The process of becoming eligible for supported housing can be long and frustrating.  It often begins with an eligibility assessment after which the individual receives a score which can determine how quickly he’s placed in housing.
Charles completed the assessment and was told he qualified to receive housing.  But his patience was tested as he witnessed other people he knew get housing.
“I was about to leave town,” said Charles.  “Several friends of mine got housing and yet I was still homeless.  It left a bad taste in my mouth for Louisville, and even St. John Center.  I was so frustrated.”
“Charles struggled, like so many others, with feeling frustrated at the bureaucracy surrounding housing assistance and the delay he had to endure before receiving help,” explained Tom Parmenter, the St. John Center housing case manager assigned to Charles.  “Dealing with despair about not receiving help in a timely manner is a very common experience for those people battling homelessness.  I think a good part of our work here is helping combat that sense of despair.”

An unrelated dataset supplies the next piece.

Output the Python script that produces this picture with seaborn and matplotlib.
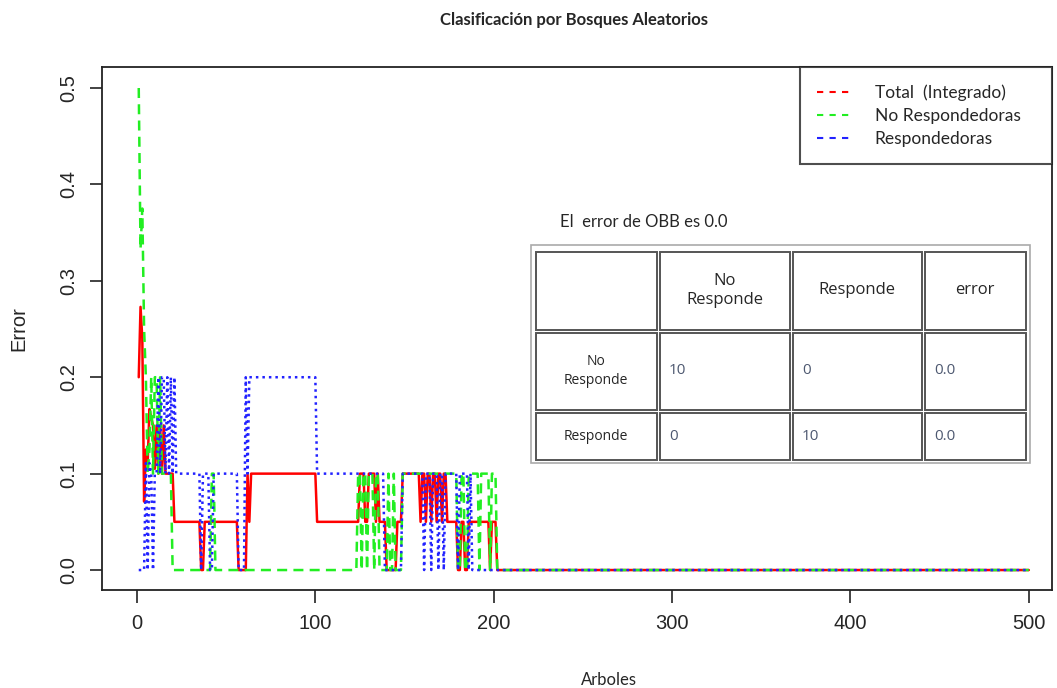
import numpy as np
import pandas as pd
import matplotlib
matplotlib.use("Agg")
import matplotlib.pyplot as plt
from matplotlib.lines import Line2D
from matplotlib.patches import Rectangle
import seaborn as sns

# Estilo parecido al plot de R
sns.set_style("white")
plt.rcParams['font.family'] = ['Liberation Sans', 'DejaVu Sans']

N_TREES = 500

# Error OOB por numero de arboles, como (arbol donde cambia, valor);
# el valor se mantiene hasta el siguiente cambio
total_changes = [
    (1, 0.2), (2, 0.273), (3, 0.24), (4, 0.071), (5, 0.125), (6, 0.111),
    (7, 0.167), (8, 0.158), (9, 0.15), (10, 0.105), (11, 0.15), (12, 0.1),
    (13, 0.15), (14, 0.1), (15, 0.15), (16, 0.1), (21, 0.05), (36, 0.0),
    (38, 0.05), (57, 0.0), (62, 0.1), (63, 0.05), (64, 0.1), (101, 0.05),
    (125, 0.1), (128, 0.05), (130, 0.1), (134, 0.05), (135, 0.1), (136, 0.05),
    (140, 0.0), (146, 0.05), (149, 0.1), (159, 0.05), (160, 0.1), (162, 0.05),
    (163, 0.1), (165, 0.05), (166, 0.1), (168, 0.05), (169, 0.1), (171, 0.05),
    (172, 0.1), (174, 0.05), (180, 0.0), (182, 0.05), (184, 0.0), (186, 0.05),
    (198, 0.0), (199, 0.05), (202, 0.0),
]
no_resp_changes = [
    (1, 0.5), (2, 0.333), (3, 0.375), (4, 0.25), (5, 0.2), (6, 0.1),
    (7, 0.125), (8, 0.2), (9, 0.1), (10, 0.2), (12, 0.1), (13, 0.2),
    (14, 0.1), (20, 0.0), (42, 0.1), (44, 0.0), (124, 0.1), (126, 0.0),
    (127, 0.1), (129, 0.0), (130, 0.1), (133, 0.0), (134, 0.1), (136, 0.0),
    (141, 0.1), (142, 0.0), (144, 0.1), (145, 0.0), (149, 0.1), (180, 0.0),
    (182, 0.1), (184, 0.0), (186, 0.1), (192, 0.0), (193, 0.1), (198, 0.0),
    (199, 0.1), (202, 0.0),
]
resp_changes = [
    (1, 0.0), (5, 0.111), (6, 0.0), (7, 0.111), (8, 0.1), (9, 0.0),
    (10, 0.1), (12, 0.2), (13, 0.1), (14, 0.2), (16, 0.1), (17, 0.2),
    (18, 0.1), (19, 0.2), (20, 0.1), (21, 0.2), (22, 0.1), (36, 0.0),
    (37, 0.1), (41, 0.0), (43, 0.1), (57, 0.0), (61, 0.2), (62, 0.1),
    (63, 0.2), (101, 0.1), (139, 0.0), (149, 0.1), (161, 0.0), (162, 0.1),
    (165, 0.0), (166, 0.1), (169, 0.0), (170, 0.1), (172, 0.0), (173, 0.1),
    (180, 0.0), (181, 0.1), (186, 0.0), (187, 0.1), (188, 0.0),
]

series_names = ["Total  (Integrado)", "No Respondedoras", "Respondedoras"]
series_colors = ["#FF0000", "#22EE22", "#2222FF"]

# Matriz de confusion del recuadro
obb_text = "El  error de OBB es 0.0"
conf_cols = ["No\nResponde", "Responde", "error"]
conf_rows = ["No\nResponde", "Responde"]
conf_vals = [["10", "0", "0.0"], ["0", "10", "0.0"]]

x_ticks = [0, 100, 200, 300, 400, 500]
y_ticks = [0.0, 0.1, 0.2, 0.3, 0.4, 0.5]


def expand(changes, n=N_TREES):
    vals = np.empty(n)
    for i, (start, v) in enumerate(changes):
        end = changes[i + 1][0] if i + 1 < len(changes) else n + 1
        vals[start - 1:end - 1] = v
    return vals


trees = np.arange(1, N_TREES + 1)
frames = []
for name, ch in zip(series_names, [total_changes, no_resp_changes, resp_changes]):
    frames.append(pd.DataFrame({'Arboles': trees, 'Error': expand(ch), 'Serie': name}))
df = pd.concat(frames, ignore_index=True)

W, H = 1057, 688
fig = plt.figure(figsize=(W / 100, H / 100), dpi=100)
ax = fig.add_axes([102 / W, 1 - 590 / H, 950 / W, 523 / H])

line_styles = ['-', (0, (4, 2.5)), (0, (1, 1.6))]
for name, color, ls in zip(series_names, series_colors, line_styles):
    sub = df[df['Serie'] == name]
    sns.lineplot(data=sub, x='Arboles', y='Error', color=color, linestyle=ls,
                 linewidth=1.8, estimator=None, errorbar=None, sort=False,
                 legend=False, ax=ax)

ax.set_xlim(-19.6, 513)
ax.set_ylim(-0.0207, 0.5218)
ax.set_xticks(x_ticks)
ax.set_xticklabels([str(t) for t in x_ticks])
ax.set_yticks(y_ticks)
ax.set_yticklabels([f"{t:.1f}" for t in y_ticks], rotation=90, va='center')
ax.tick_params(axis='both', direction='out', length=9, width=1.2, color='#222',
               labelsize=14.5, pad=8, left=True, bottom=True)
for s in ax.spines.values():
    s.set_color('#222')
    s.set_linewidth(1.3)

ax.set_ylabel("Error", fontsize=14.5, labelpad=22)
ax.set_xlabel("Arboles", family='Lato', fontsize=12)
ax.xaxis.set_label_coords((609 - 102) / 950, -(680 - 590) / 523)
ax.xaxis.label.set_va('center')

# Leyenda
handles = [Line2D([], [], color=c, linestyle=(0, (3, 3)), linewidth=1.5) for c in series_colors]
leg = ax.legend(handles, series_names, loc='upper left',
                bbox_to_anchor=((800 - 102) / 950, 0, (1052 - 800) / 950, 1),
                mode='expand', borderaxespad=0, frameon=True, fancybox=False,
                edgecolor='#222', prop=dict(family='Lato', size=12.5),
                handlelength=2.0, handletextpad=1.3, borderpad=1.0, labelspacing=0.4)
leg.get_frame().set_linewidth(1.5)

fig.text(574 / W, 1 - 20 / H, "Clasificación por Bosques Aleatorios",
         family='Lato', fontweight='bold', fontsize=12, ha='center', va='center')

# Recuadro con la tabla (coordenadas en pixeles)
ov = fig.add_axes([0, 0, 1, 1], zorder=5)
ov.set_xlim(0, W)
ov.set_ylim(H, 0)
ov.axis('off')

ov.text(560, 222, obb_text, family='Lato', fontsize=12, ha='left', va='center')

col_edges = [534, 658, 791, 923, 1027]
row_edges = [250, 331, 411, 461]
ov.add_patch(Rectangle((531, 245), 499, 218, facecolor='white', edgecolor='#aaa', lw=1.2))
for r in range(3):
    for c in range(4):
        x0, x1 = col_edges[c], col_edges[c + 1]
        y0, y1 = row_edges[r], row_edges[r + 1]
        ov.add_patch(Rectangle((x0 + 1.5, y0 + 1.5), x1 - x0 - 3, y1 - y0 - 3,
                               facecolor='white', edgecolor='#555', lw=1.4))
for c, lab in enumerate(conf_cols):
    cx = (col_edges[c + 1] + col_edges[c + 2]) / 2
    ov.text(cx, (row_edges[0] + row_edges[1]) / 2, lab, family='Open Sans',
            fontsize=12, ha='center', va='center', linespacing=1.3)
for r, lab in enumerate(conf_rows):
    cy = (row_edges[r + 1] + row_edges[r + 2]) / 2
    ov.text((col_edges[0] + col_edges[1]) / 2, cy, lab, family='Open Sans',
            fontsize=10, ha='center', va='center', linespacing=1.3)
    for c, v in enumerate(conf_vals[r]):
        ov.text(col_edges[c + 1] + 11, cy, v, family='Open Sans', fontsize=11,
                color='#4d5870', ha='left', va='center')

fig.savefig("out.png", dpi=100)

With Tom in his corner, Charles was soon feeling better about St. John Center.  “You all do good work here,” he said.  “You all think you’re just coming to work, but you really save lives.”
Having a place of his own has eased Charles’ mind.  “I get uninterrupted rest, have peace of mind, and feel safe now,” he said.  “When you sleep outside people can walk up on you in the middle of the night and you never know what is in their mind.”
According to Tom, Charles has long had a good work ethic and a variety of skills that should bode well for his future.  “I have known him to work at several different jobs, but he was having trouble holding onto them due to difficulties with showing up punctually due to challenges he was facing staying on the street,” said Tom.  “With his many job skills Charles should be able to find work that he will be able to hold onto now that he has a consistent living arrangement.”
Charles’ next victory would be to put his forklift and cherry picker skills to work in a warehouse.